>> begin
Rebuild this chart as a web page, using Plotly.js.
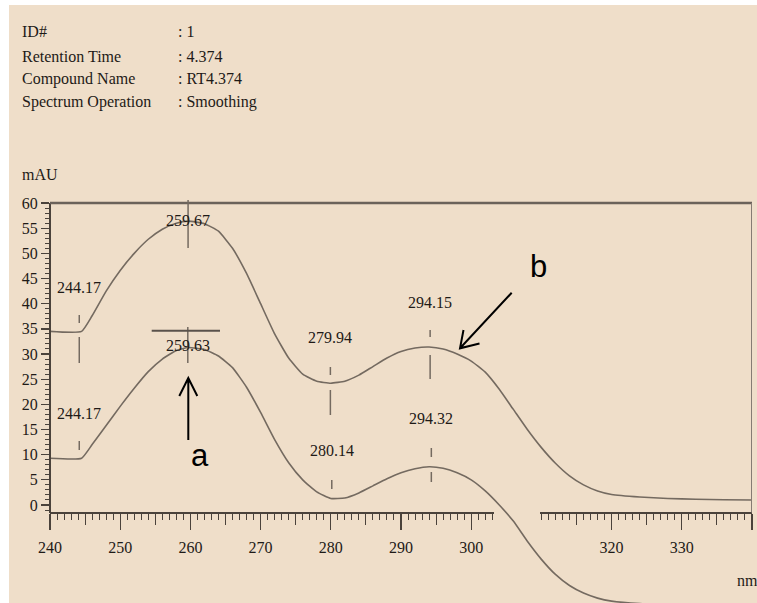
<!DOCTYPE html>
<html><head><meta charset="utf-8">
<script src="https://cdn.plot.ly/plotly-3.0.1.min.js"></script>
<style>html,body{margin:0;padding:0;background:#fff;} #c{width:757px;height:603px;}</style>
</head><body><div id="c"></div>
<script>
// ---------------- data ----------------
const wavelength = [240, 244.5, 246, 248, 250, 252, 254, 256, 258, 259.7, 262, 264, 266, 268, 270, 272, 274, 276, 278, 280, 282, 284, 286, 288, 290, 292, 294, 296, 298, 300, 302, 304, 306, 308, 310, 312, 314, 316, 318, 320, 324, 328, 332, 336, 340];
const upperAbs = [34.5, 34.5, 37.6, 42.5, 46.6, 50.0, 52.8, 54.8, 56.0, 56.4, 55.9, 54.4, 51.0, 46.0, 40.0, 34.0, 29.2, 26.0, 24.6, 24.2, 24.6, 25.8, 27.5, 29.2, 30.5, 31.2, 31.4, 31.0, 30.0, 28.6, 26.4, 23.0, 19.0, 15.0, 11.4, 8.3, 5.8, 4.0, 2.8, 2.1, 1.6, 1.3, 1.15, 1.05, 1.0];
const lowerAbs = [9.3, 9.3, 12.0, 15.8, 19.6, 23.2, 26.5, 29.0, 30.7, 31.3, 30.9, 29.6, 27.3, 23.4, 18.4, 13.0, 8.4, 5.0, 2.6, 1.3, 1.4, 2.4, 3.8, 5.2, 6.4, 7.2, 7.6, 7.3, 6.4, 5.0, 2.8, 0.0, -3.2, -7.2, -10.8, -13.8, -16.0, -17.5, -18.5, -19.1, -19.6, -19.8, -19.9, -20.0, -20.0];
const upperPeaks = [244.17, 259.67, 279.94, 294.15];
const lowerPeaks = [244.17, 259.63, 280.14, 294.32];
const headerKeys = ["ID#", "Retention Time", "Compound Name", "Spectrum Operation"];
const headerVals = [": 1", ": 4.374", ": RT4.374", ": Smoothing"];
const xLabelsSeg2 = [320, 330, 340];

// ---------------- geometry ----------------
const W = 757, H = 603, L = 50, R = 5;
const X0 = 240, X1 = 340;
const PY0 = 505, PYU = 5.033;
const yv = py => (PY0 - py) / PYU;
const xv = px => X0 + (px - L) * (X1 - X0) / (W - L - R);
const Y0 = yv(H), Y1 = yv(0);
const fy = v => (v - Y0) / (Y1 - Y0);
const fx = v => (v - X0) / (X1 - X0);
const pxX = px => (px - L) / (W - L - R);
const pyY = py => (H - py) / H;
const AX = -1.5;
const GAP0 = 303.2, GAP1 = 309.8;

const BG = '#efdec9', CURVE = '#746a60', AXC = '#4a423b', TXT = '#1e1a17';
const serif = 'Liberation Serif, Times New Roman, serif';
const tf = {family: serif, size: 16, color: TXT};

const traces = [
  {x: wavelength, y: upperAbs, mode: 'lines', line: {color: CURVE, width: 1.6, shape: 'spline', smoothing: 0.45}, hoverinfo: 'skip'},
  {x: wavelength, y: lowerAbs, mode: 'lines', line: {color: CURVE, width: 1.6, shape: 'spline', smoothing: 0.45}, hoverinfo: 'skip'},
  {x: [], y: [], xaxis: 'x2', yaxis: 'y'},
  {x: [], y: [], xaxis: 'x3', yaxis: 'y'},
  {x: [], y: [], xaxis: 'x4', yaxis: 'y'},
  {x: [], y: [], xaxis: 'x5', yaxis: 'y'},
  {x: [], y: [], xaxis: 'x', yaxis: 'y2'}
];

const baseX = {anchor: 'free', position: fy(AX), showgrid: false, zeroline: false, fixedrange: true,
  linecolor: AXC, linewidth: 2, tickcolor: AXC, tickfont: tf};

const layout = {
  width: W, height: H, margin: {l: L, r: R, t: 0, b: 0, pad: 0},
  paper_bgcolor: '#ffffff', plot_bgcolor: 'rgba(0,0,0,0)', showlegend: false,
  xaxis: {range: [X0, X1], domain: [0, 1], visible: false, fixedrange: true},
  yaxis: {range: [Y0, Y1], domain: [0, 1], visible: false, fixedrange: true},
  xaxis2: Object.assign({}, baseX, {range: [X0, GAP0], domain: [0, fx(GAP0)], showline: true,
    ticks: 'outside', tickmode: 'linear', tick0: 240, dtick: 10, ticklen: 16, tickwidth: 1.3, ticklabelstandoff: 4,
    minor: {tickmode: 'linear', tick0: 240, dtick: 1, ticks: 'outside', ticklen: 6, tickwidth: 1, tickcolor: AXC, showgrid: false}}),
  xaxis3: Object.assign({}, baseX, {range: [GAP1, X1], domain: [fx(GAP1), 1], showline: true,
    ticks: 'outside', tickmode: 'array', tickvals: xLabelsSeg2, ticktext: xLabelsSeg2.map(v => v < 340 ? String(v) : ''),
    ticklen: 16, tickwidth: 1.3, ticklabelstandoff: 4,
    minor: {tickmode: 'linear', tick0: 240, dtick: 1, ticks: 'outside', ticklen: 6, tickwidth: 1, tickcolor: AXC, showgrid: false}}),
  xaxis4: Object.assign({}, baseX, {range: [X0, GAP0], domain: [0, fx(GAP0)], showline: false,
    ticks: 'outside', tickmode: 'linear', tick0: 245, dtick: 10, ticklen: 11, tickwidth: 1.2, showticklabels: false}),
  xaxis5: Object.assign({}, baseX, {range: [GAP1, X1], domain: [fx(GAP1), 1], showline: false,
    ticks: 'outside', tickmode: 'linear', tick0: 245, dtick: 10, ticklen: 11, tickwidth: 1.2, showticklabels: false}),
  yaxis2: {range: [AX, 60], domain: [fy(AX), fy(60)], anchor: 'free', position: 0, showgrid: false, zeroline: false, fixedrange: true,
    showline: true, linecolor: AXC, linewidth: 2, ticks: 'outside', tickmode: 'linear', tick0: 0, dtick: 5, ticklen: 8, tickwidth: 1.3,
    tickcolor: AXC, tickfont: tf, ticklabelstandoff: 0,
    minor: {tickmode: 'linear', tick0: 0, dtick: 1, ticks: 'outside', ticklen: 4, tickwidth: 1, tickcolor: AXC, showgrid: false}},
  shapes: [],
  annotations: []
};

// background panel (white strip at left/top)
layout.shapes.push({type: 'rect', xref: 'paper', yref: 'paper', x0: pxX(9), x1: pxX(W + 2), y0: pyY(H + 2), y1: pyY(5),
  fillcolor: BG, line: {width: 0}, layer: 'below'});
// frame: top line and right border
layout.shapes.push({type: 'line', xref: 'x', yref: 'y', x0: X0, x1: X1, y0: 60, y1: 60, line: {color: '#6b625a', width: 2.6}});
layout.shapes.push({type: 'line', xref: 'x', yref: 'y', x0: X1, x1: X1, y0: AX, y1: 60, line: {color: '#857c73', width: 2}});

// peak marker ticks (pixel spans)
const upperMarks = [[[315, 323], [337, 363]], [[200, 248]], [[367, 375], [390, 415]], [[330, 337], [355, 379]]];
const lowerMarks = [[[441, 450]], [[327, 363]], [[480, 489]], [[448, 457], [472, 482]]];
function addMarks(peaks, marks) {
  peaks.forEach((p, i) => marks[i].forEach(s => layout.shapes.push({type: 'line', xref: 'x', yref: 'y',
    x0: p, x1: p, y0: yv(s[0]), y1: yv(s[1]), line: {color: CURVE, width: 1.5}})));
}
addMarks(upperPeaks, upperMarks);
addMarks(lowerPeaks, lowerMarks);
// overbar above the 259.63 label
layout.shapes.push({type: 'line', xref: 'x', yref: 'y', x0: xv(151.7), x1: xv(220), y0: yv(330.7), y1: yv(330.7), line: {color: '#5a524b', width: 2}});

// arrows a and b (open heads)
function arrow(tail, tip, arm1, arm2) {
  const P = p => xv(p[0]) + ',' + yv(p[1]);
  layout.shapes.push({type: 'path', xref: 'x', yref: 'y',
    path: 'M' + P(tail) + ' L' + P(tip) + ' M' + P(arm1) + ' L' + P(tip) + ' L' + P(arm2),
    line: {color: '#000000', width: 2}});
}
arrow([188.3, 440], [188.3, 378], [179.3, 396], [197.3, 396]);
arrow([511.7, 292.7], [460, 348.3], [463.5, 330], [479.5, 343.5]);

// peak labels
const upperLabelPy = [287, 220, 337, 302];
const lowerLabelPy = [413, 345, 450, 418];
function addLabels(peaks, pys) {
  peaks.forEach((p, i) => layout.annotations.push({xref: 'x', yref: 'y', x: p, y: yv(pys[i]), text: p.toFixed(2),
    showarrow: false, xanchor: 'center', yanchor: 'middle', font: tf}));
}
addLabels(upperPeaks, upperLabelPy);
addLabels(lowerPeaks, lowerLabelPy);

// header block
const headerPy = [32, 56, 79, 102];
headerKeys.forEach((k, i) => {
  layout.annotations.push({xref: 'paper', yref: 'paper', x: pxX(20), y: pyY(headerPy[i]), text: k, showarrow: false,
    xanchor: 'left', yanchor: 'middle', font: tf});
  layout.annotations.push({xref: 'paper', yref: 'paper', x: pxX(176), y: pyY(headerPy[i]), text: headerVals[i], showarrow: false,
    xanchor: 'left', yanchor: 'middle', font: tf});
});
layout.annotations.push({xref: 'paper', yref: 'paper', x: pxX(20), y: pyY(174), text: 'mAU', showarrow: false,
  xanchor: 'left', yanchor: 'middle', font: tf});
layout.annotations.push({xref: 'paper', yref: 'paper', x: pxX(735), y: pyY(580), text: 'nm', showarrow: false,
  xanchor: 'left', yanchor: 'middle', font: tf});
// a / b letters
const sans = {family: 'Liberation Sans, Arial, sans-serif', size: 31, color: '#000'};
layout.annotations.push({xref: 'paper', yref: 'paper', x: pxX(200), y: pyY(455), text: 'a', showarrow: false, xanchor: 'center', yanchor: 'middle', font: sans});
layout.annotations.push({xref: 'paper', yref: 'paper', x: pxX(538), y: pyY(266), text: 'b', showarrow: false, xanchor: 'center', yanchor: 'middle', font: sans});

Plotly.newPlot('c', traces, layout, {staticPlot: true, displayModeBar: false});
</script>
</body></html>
>> end
>> begin
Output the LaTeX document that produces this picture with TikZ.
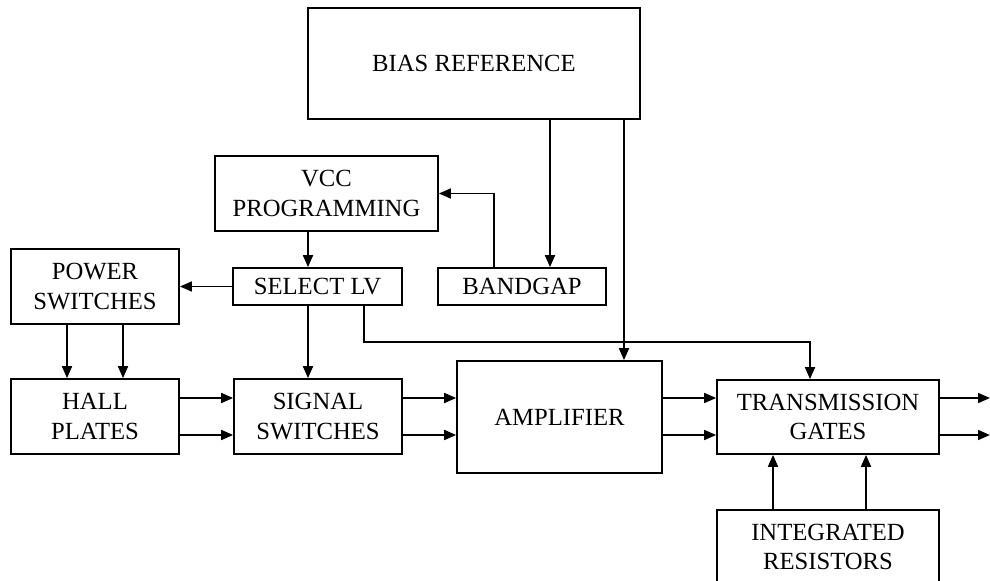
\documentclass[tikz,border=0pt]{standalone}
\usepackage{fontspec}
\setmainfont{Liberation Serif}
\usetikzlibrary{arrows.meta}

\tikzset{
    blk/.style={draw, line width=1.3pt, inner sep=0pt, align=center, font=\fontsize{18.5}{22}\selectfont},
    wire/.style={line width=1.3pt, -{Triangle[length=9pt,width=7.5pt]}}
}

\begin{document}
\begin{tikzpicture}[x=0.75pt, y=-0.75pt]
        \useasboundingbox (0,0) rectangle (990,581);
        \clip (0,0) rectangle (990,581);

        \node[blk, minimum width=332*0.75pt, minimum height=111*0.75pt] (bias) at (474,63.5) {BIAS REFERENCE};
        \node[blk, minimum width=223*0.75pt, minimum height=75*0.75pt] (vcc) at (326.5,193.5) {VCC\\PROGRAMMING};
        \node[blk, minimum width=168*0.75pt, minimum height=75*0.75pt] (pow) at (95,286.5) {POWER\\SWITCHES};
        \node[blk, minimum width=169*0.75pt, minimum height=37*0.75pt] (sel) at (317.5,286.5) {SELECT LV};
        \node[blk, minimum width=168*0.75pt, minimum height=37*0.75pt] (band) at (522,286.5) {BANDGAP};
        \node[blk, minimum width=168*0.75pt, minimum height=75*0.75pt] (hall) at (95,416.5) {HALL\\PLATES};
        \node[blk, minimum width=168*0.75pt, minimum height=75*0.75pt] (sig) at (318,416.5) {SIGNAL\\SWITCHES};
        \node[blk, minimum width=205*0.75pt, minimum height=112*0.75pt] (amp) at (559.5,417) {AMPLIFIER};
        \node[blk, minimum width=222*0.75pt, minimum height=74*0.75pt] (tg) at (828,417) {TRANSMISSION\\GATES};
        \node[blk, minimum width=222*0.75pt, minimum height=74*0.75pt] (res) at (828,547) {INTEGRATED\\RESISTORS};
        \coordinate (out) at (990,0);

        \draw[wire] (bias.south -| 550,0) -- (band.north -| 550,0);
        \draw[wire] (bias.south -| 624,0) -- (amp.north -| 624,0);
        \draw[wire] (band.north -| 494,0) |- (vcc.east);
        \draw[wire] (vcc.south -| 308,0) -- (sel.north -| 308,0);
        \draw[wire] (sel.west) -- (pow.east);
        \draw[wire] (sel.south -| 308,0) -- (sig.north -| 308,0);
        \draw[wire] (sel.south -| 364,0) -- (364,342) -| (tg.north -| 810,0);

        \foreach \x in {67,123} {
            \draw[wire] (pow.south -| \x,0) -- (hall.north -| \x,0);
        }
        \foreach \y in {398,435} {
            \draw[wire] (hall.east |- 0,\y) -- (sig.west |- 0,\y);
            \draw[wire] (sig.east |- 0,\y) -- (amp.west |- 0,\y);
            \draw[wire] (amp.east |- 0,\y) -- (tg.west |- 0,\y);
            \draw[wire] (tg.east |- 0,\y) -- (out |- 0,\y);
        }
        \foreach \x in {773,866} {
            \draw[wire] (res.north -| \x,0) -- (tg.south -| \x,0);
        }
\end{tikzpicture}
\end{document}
>> end
>> begin
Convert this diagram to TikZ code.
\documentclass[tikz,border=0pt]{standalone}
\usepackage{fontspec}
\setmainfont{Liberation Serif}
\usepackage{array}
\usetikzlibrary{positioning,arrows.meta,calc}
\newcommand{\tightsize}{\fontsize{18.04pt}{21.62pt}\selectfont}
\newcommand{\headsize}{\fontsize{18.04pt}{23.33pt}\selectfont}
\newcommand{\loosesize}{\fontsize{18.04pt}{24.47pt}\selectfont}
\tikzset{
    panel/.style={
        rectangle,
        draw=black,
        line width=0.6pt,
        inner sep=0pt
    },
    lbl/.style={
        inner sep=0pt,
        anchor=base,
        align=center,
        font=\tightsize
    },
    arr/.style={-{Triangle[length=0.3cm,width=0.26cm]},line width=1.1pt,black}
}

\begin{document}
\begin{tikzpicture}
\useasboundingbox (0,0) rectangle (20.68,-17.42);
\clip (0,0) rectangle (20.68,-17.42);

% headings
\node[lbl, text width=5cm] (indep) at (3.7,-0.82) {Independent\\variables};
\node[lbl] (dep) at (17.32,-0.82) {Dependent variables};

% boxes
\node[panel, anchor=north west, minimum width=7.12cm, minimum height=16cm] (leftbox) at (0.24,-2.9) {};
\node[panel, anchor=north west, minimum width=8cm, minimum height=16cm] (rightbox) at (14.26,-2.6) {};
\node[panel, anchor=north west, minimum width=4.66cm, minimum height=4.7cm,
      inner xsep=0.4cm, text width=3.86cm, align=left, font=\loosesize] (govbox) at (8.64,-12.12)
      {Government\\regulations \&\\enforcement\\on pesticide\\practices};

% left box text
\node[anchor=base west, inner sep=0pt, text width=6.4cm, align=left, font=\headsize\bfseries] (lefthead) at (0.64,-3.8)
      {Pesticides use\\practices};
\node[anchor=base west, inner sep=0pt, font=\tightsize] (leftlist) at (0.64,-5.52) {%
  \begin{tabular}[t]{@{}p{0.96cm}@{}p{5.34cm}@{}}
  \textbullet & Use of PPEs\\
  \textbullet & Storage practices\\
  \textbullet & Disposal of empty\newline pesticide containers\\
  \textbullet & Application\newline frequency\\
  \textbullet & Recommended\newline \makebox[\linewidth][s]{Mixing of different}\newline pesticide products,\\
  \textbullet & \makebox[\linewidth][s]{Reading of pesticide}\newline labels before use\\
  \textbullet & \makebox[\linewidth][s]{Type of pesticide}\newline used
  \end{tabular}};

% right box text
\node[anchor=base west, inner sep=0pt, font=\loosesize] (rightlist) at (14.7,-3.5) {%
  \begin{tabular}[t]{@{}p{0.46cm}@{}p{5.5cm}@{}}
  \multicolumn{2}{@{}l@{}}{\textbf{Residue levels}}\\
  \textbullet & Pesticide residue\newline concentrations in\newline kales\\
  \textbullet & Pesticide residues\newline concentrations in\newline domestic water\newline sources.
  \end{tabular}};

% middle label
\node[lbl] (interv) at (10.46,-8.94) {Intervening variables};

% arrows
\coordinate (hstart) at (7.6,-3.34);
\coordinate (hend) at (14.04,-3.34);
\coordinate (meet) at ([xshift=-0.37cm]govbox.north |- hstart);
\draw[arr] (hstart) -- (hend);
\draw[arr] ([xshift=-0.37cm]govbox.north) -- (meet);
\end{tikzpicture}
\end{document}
>> end
Required task
Take the line containing "Convert this diagram to TikZ code." and the line containing "(dep) at (17.32,-0.82)". Write out both and all lines between, exactly, and nothing more.

Task output
Convert this diagram to TikZ code.
\documentclass[tikz,border=0pt]{standalone}
\usepackage{fontspec}
\setmainfont{Liberation Serif}
\usepackage{array}
\usetikzlibrary{positioning,arrows.meta,calc}
\newcommand{\tightsize}{\fontsize{18.04pt}{21.62pt}\selectfont}
\newcommand{\headsize}{\fontsize{18.04pt}{23.33pt}\selectfont}
\newcommand{\loosesize}{\fontsize{18.04pt}{24.47pt}\selectfont}
\tikzset{
    panel/.style={
        rectangle,
        draw=black,
        line width=0.6pt,
        inner sep=0pt
    },
    lbl/.style={
        inner sep=0pt,
        anchor=base,
        align=center,
        font=\tightsize
    },
    arr/.style={-{Triangle[length=0.3cm,width=0.26cm]},line width=1.1pt,black}
}

\begin{document}
\begin{tikzpicture}
\useasboundingbox (0,0) rectangle (20.68,-17.42);
\clip (0,0) rectangle (20.68,-17.42);

% headings
\node[lbl, text width=5cm] (indep) at (3.7,-0.82) {Independent\\variables};
\node[lbl] (dep) at (17.32,-0.82) {Dependent variables};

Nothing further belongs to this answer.